Estava em casa, ontem à noite, a tomar notas num bloco sobre este "caso Felgueiras", quando surge na Quadratura do Círculo José Pacheco Pereira dizendo algo que eu próprio acabara de escrever: de entre as várias responsabilidades neste caso não se pode esquecer a dos eleitores, sim, dos eleitores,
dos que supostamente têm sempre razão. Pacheco Pereira diz isto e eu a trovejar palavrões mais palavrões, "
o homem matou-me o post" e coisas assim. O que fazer? Olha, que se lixe, escreve-se tudo à mesma. E é assim.
Esta história de Felgueiras envergonha toda a gente. Envergonha, em primeiro lugar, a própria Fátima Felgueiras, personagem demencialmente cega ao mal que está a fazer a si própria, à imagem global da classe política (e dos autarcas em particular), e, também, à sua terra, alvo, no mínimo, de chacota nacional.

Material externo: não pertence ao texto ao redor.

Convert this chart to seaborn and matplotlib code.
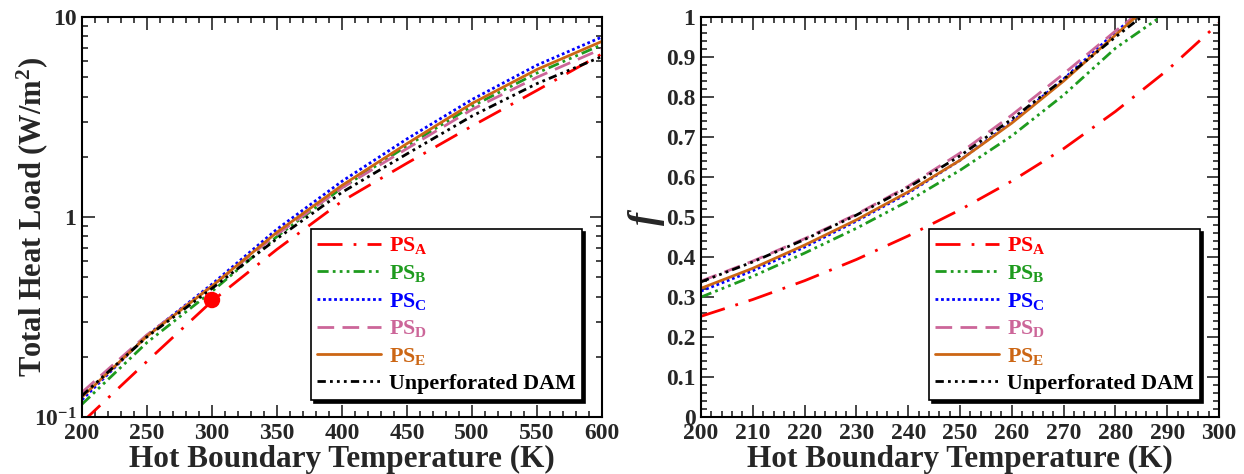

Envergonha também o PS - nacional, distrital e local - que a reconduziu em 2001 como candidata autárquica quando já existia uma (amplamente noticiada) investigação judicial. Envergonha o PS - nacional, distrital e local - pelo que aconteceu em 2001 mas também o PS de agora. Porque reparem: ninguém se deu ao trabalho de expulsar a senhora do partido - e parece-me que fugir à justiça é um bom motivo para um partido expulsar um seu militante. A coisa é patética ao ponto de se ter ficado a saber, ontem, que não só o PS não expulsou a senhora como até foi ela que saiu do partido, pelo seu próprio pé. Por isto e por tudo o mais era importante que, no julgamento, Fátima Felgueira fizesse aquilo que em bom português se chama pôr
a merda na ventoinha, contando a história completa, com os nomes todos, e deixando-se de ameaças veladas. A sanidade política do regime – e do PS como forte sustentáculo desse regime – exige-o. Ressalvo aqui, na questão do PS, duas pessoas que não se deixaram afogar neste lodo: uma está viva e chama-se Francisco Assis; a outra já morreu e chamava-se
Barros Moura.
Esta história envergonha, além do mais, a Justiça portuguesa (quem legisla e quem aplica). Não cabe pura e simplesmente na cabeça de ninguém que uma pessoa fuja à justiça e depois regressse e vá sossegada para casa. Não percebi ainda bem em que se sustentou a justiça para a libertar. Mas custa-me a crer que alguém possa, em seu perfeito juízo, ter argumentado que já não havia perigo de fuga. Não há perigo de fuga para quem já fugiu uma vez? Por amor de Deus! A decisão representa, além do mais, uma verdadeira escola do crime (quem quiser fugir já sabe como regressar sem problemas). Sendo que se sente no ar um insuportável cheiro a decisão negociada entre a arguida e as autoridades judiciais.
Por último, os eleitores, aqueles que supostamente têm sempre razão (princípio que partilho mas que, evidentemente, como todos, tem excepções, sendo esta uma delas). Parte do “caso Felgueiras” resulta do facto de a senhora continuar a dispor, aparentemente, de uma forte base eleitoral na sua terra – a qual, aliás, usa e abusa de um “argumento” eleitoral insuportável, o da coacção física.
Em 2001 já a investigação judicial era amplamente noticiada – e mesmo assim Fátima Felgueiras foi reeleita presidente, com uma maioria absoluta bastante segura (52 por cento). Admito que tenha sido uma excelente autarca. E que na terra as alternativas da oposição fossem muito fracas (o poder corrompe e a falta de poder corrompe muito mais). Mas, muito francamente, de que vale a um eleitor eleger uma excelente autarca que está a braços com a justiça e que pode, a qualquer momento, ser forçada a abandonar o mandato (ou a fugir para o Brasil)? A questão nem é, apenas, ética ou moral, é, acima de tudo, prática. Não perceberão que ao eleger candidatos que estão na mira da Justiça estão a potenciar situações de absoluta ingovernabilidade da autarquia – como aliás aconteceu em Felgueiras neste mandato – acabando por se prejudicar mais do que se beneficiar?
Este caso suscita, de facto, múltiplas perplexidades, face a diversas actuações de diversos poderes. É pura cegueira – populismo peronista, no caso - desconsiderar desses poderes o poder dos eleitores.